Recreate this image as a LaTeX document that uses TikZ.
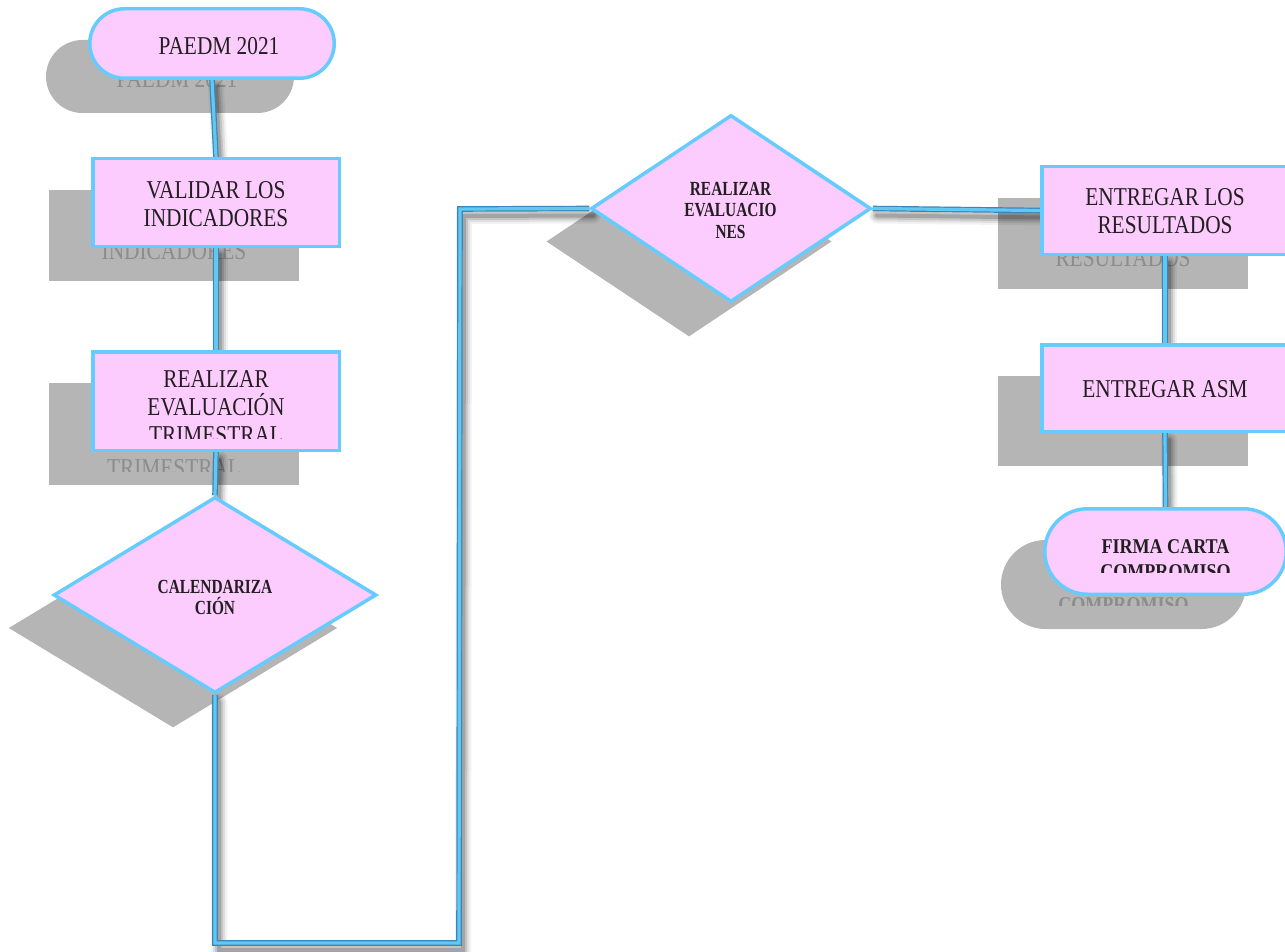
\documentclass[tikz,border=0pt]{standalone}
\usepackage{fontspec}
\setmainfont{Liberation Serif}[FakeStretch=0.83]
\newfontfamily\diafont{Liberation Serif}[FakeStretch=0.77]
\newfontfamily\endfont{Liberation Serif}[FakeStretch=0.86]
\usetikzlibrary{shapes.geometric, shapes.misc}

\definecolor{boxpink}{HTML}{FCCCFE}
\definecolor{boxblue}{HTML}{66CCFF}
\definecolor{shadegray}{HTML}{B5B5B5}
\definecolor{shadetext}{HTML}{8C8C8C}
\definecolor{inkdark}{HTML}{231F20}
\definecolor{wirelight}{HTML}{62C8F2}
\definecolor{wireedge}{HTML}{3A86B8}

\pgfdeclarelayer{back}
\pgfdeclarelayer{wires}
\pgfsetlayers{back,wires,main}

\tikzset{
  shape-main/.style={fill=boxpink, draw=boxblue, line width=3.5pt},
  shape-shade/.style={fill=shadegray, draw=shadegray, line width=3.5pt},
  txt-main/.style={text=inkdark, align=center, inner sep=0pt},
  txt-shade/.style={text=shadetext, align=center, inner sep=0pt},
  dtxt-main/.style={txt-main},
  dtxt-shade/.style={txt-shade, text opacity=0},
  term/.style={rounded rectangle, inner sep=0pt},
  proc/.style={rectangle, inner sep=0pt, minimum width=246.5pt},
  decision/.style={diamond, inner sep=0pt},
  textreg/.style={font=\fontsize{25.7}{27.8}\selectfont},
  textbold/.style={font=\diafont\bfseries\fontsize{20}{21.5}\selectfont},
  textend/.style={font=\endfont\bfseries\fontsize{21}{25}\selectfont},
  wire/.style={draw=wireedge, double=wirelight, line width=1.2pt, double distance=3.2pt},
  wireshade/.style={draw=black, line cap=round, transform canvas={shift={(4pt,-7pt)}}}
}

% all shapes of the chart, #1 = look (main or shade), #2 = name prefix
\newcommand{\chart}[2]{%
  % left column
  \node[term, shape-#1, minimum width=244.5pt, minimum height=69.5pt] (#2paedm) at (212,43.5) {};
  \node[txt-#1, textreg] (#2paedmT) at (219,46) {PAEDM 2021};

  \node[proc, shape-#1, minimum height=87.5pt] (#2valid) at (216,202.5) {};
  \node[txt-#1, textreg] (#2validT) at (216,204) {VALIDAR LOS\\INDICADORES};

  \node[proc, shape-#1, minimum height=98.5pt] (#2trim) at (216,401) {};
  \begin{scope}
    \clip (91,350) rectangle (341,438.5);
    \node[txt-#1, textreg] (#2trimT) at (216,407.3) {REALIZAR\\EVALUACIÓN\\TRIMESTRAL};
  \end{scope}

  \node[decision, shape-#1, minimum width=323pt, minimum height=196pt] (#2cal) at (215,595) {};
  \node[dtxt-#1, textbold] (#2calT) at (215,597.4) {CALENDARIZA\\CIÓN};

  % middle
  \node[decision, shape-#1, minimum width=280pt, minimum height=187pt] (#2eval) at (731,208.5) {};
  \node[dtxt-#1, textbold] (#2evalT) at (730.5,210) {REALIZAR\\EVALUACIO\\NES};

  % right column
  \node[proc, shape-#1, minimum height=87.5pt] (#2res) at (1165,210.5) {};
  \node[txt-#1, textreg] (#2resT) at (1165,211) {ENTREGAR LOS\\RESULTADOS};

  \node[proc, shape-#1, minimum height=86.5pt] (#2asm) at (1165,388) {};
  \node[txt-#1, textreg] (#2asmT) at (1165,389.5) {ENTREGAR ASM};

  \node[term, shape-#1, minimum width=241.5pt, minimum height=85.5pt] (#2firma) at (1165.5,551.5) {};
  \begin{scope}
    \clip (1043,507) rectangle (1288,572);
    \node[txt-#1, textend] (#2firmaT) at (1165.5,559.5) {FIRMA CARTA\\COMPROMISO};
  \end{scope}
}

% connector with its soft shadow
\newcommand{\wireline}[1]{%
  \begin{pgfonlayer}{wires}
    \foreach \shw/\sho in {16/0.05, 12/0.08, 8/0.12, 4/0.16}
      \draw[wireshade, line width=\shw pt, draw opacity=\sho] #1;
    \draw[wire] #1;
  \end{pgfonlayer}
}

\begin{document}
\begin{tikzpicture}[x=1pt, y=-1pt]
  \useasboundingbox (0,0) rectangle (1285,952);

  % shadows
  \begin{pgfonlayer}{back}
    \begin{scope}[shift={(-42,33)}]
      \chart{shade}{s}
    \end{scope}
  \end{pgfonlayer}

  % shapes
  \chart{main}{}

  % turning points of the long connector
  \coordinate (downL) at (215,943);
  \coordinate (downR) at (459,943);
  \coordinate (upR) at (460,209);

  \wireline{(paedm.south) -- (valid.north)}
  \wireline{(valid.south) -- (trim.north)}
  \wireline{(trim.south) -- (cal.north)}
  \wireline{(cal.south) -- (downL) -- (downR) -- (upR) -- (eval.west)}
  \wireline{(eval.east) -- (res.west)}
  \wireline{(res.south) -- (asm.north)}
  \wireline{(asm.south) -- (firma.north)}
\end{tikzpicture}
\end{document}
◇ ◇ ◇ ◇ ◇ ◇ ◇
What you should do
Write out every line above exactly as it is, leaving out the pictures.

Task result
Recreate this image as a LaTeX document that uses TikZ.
\documentclass[tikz,border=0pt]{standalone}
\usepackage{fontspec}
\setmainfont{Liberation Serif}[FakeStretch=0.83]
\newfontfamily\diafont{Liberation Serif}[FakeStretch=0.77]
\newfontfamily\endfont{Liberation Serif}[FakeStretch=0.86]
\usetikzlibrary{shapes.geometric, shapes.misc}

\definecolor{boxpink}{HTML}{FCCCFE}
\definecolor{boxblue}{HTML}{66CCFF}
\definecolor{shadegray}{HTML}{B5B5B5}
\definecolor{shadetext}{HTML}{8C8C8C}
\definecolor{inkdark}{HTML}{231F20}
\definecolor{wirelight}{HTML}{62C8F2}
\definecolor{wireedge}{HTML}{3A86B8}

\pgfdeclarelayer{back}
\pgfdeclarelayer{wires}
\pgfsetlayers{back,wires,main}

\tikzset{
  shape-main/.style={fill=boxpink, draw=boxblue, line width=3.5pt},
  shape-shade/.style={fill=shadegray, draw=shadegray, line width=3.5pt},
  txt-main/.style={text=inkdark, align=center, inner sep=0pt},
  txt-shade/.style={text=shadetext, align=center, inner sep=0pt},
  dtxt-main/.style={txt-main},
  dtxt-shade/.style={txt-shade, text opacity=0},
  term/.style={rounded rectangle, inner sep=0pt},
  proc/.style={rectangle, inner sep=0pt, minimum width=246.5pt},
  decision/.style={diamond, inner sep=0pt},
  textreg/.style={font=\fontsize{25.7}{27.8}\selectfont},
  textbold/.style={font=\diafont\bfseries\fontsize{20}{21.5}\selectfont},
  textend/.style={font=\endfont\bfseries\fontsize{21}{25}\selectfont},
  wire/.style={draw=wireedge, double=wirelight, line width=1.2pt, double distance=3.2pt},
  wireshade/.style={draw=black, line cap=round, transform canvas={shift={(4pt,-7pt)}}}
}

% all shapes of the chart, #1 = look (main or shade), #2 = name prefix
\newcommand{\chart}[2]{%
  % left column
  \node[term, shape-#1, minimum width=244.5pt, minimum height=69.5pt] (#2paedm) at (212,43.5) {};
  \node[txt-#1, textreg] (#2paedmT) at (219,46) {PAEDM 2021};

  \node[proc, shape-#1, minimum height=87.5pt] (#2valid) at (216,202.5) {};
  \node[txt-#1, textreg] (#2validT) at (216,204) {VALIDAR LOS\\INDICADORES};

  \node[proc, shape-#1, minimum height=98.5pt] (#2trim) at (216,401) {};
  \begin{scope}
    \clip (91,350) rectangle (341,438.5);
    \node[txt-#1, textreg] (#2trimT) at (216,407.3) {REALIZAR\\EVALUACIÓN\\TRIMESTRAL};
  \end{scope}

  \node[decision, shape-#1, minimum width=323pt, minimum height=196pt] (#2cal) at (215,595) {};
  \node[dtxt-#1, textbold] (#2calT) at (215,597.4) {CALENDARIZA\\CIÓN};

  % middle
  \node[decision, shape-#1, minimum width=280pt, minimum height=187pt] (#2eval) at (731,208.5) {};
  \node[dtxt-#1, textbold] (#2evalT) at (730.5,210) {REALIZAR\\EVALUACIO\\NES};

  % right column
  \node[proc, shape-#1, minimum height=87.5pt] (#2res) at (1165,210.5) {};
  \node[txt-#1, textreg] (#2resT) at (1165,211) {ENTREGAR LOS\\RESULTADOS};

  \node[proc, shape-#1, minimum height=86.5pt] (#2asm) at (1165,388) {};
  \node[txt-#1, textreg] (#2asmT) at (1165,389.5) {ENTREGAR ASM};

  \node[term, shape-#1, minimum width=241.5pt, minimum height=85.5pt] (#2firma) at (1165.5,551.5) {};
  \begin{scope}
    \clip (1043,507) rectangle (1288,572);
    \node[txt-#1, textend] (#2firmaT) at (1165.5,559.5) {FIRMA CARTA\\COMPROMISO};
  \end{scope}
}

% connector with its soft shadow
\newcommand{\wireline}[1]{%
  \begin{pgfonlayer}{wires}
    \foreach \shw/\sho in {16/0.05, 12/0.08, 8/0.12, 4/0.16}
      \draw[wireshade, line width=\shw pt, draw opacity=\sho] #1;
    \draw[wire] #1;
  \end{pgfonlayer}
}

\begin{document}
\begin{tikzpicture}[x=1pt, y=-1pt]
  \useasboundingbox (0,0) rectangle (1285,952);

  % shadows
  \begin{pgfonlayer}{back}
    \begin{scope}[shift={(-42,33)}]
      \chart{shade}{s}
    \end{scope}
  \end{pgfonlayer}

  % shapes
  \chart{main}{}

  % turning points of the long connector
  \coordinate (downL) at (215,943);
  \coordinate (downR) at (459,943);
  \coordinate (upR) at (460,209);

  \wireline{(paedm.south) -- (valid.north)}
  \wireline{(valid.south) -- (trim.north)}
  \wireline{(trim.south) -- (cal.north)}
  \wireline{(cal.south) -- (downL) -- (downR) -- (upR) -- (eval.west)}
  \wireline{(eval.east) -- (res.west)}
  \wireline{(res.south) -- (asm.north)}
  \wireline{(asm.south) -- (firma.north)}
\end{tikzpicture}
\end{document}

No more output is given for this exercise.